## WORK TO BE COMPLETED
Exclude images, then output the remaining data verbatim.

---------------

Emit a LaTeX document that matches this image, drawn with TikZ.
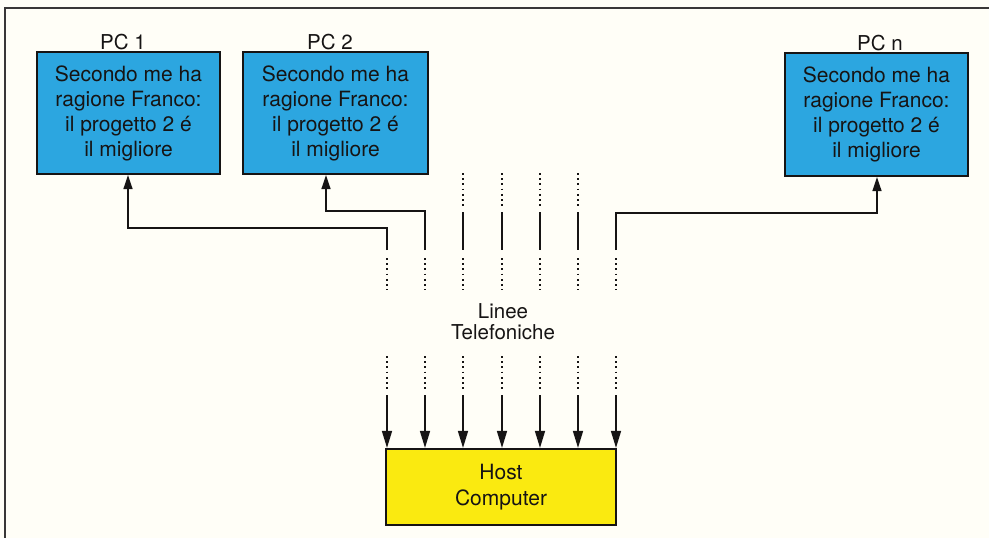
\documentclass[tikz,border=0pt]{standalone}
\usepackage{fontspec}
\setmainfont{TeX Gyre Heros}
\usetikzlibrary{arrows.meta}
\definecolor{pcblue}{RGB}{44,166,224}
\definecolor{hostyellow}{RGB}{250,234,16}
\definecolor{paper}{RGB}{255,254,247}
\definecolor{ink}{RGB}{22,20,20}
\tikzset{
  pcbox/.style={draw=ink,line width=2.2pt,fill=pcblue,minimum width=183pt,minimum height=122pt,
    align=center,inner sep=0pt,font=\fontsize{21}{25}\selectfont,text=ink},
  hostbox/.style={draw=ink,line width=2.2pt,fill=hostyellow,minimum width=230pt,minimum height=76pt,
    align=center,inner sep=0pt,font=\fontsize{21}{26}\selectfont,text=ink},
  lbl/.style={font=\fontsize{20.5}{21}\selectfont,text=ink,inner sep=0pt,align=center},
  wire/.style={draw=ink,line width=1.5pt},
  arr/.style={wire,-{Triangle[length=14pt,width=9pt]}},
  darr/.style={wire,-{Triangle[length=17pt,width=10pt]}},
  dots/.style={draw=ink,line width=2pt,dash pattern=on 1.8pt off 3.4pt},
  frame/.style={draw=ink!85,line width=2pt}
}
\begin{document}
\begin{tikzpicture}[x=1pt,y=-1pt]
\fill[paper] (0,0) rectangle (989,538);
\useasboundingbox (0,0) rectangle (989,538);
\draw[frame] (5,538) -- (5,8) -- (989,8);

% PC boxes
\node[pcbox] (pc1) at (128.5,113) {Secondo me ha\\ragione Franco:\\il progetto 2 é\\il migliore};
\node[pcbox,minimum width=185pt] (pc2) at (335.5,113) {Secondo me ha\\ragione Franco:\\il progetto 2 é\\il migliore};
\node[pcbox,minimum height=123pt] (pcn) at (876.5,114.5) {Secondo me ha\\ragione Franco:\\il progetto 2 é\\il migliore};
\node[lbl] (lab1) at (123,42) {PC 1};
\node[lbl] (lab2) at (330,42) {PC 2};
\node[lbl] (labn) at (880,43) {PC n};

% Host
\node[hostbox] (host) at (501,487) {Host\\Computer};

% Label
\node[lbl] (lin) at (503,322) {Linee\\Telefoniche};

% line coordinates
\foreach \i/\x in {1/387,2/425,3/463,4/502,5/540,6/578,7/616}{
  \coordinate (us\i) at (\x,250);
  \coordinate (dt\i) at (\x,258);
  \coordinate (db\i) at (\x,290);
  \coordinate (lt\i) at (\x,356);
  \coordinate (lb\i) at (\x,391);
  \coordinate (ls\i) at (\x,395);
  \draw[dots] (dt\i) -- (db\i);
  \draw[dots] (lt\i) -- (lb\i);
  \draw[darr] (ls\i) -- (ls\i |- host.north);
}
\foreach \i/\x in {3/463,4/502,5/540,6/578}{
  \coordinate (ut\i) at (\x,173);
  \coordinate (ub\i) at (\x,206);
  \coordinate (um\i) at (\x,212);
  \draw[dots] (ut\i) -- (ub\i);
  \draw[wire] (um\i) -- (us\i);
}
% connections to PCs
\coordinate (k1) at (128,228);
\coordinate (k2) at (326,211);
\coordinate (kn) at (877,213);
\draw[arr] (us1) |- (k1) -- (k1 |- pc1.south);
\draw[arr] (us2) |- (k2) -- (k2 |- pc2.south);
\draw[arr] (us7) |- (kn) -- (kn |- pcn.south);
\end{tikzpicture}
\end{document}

---------------

## RESPONSE FOR THIS EXERCISE
Emit a LaTeX document that matches this image, drawn with TikZ.
\documentclass[tikz,border=0pt]{standalone}
\usepackage{fontspec}
\setmainfont{TeX Gyre Heros}
\usetikzlibrary{arrows.meta}
\definecolor{pcblue}{RGB}{44,166,224}
\definecolor{hostyellow}{RGB}{250,234,16}
\definecolor{paper}{RGB}{255,254,247}
\definecolor{ink}{RGB}{22,20,20}
\tikzset{
  pcbox/.style={draw=ink,line width=2.2pt,fill=pcblue,minimum width=183pt,minimum height=122pt,
    align=center,inner sep=0pt,font=\fontsize{21}{25}\selectfont,text=ink},
  hostbox/.style={draw=ink,line width=2.2pt,fill=hostyellow,minimum width=230pt,minimum height=76pt,
    align=center,inner sep=0pt,font=\fontsize{21}{26}\selectfont,text=ink},
  lbl/.style={font=\fontsize{20.5}{21}\selectfont,text=ink,inner sep=0pt,align=center},
  wire/.style={draw=ink,line width=1.5pt},
  arr/.style={wire,-{Triangle[length=14pt,width=9pt]}},
  darr/.style={wire,-{Triangle[length=17pt,width=10pt]}},
  dots/.style={draw=ink,line width=2pt,dash pattern=on 1.8pt off 3.4pt},
  frame/.style={draw=ink!85,line width=2pt}
}
\begin{document}
\begin{tikzpicture}[x=1pt,y=-1pt]
\fill[paper] (0,0) rectangle (989,538);
\useasboundingbox (0,0) rectangle (989,538);
\draw[frame] (5,538) -- (5,8) -- (989,8);

% PC boxes
\node[pcbox] (pc1) at (128.5,113) {Secondo me ha\\ragione Franco:\\il progetto 2 é\\il migliore};
\node[pcbox,minimum width=185pt] (pc2) at (335.5,113) {Secondo me ha\\ragione Franco:\\il progetto 2 é\\il migliore};
\node[pcbox,minimum height=123pt] (pcn) at (876.5,114.5) {Secondo me ha\\ragione Franco:\\il progetto 2 é\\il migliore};
\node[lbl] (lab1) at (123,42) {PC 1};
\node[lbl] (lab2) at (330,42) {PC 2};
\node[lbl] (labn) at (880,43) {PC n};

% Host
\node[hostbox] (host) at (501,487) {Host\\Computer};

% Label
\node[lbl] (lin) at (503,322) {Linee\\Telefoniche};

% line coordinates
\foreach \i/\x in {1/387,2/425,3/463,4/502,5/540,6/578,7/616}{
  \coordinate (us\i) at (\x,250);
  \coordinate (dt\i) at (\x,258);
  \coordinate (db\i) at (\x,290);
  \coordinate (lt\i) at (\x,356);
  \coordinate (lb\i) at (\x,391);
  \coordinate (ls\i) at (\x,395);
  \draw[dots] (dt\i) -- (db\i);
  \draw[dots] (lt\i) -- (lb\i);
  \draw[darr] (ls\i) -- (ls\i |- host.north);
}
\foreach \i/\x in {3/463,4/502,5/540,6/578}{
  \coordinate (ut\i) at (\x,173);
  \coordinate (ub\i) at (\x,206);
  \coordinate (um\i) at (\x,212);
  \draw[dots] (ut\i) -- (ub\i);
  \draw[wire] (um\i) -- (us\i);
}
% connections to PCs
\coordinate (k1) at (128,228);
\coordinate (k2) at (326,211);
\coordinate (kn) at (877,213);
\draw[arr] (us1) |- (k1) -- (k1 |- pc1.south);
\draw[arr] (us2) |- (k2) -- (k2 |- pc2.south);
\draw[arr] (us7) |- (kn) -- (kn |- pcn.south);
\end{tikzpicture}
\end{document}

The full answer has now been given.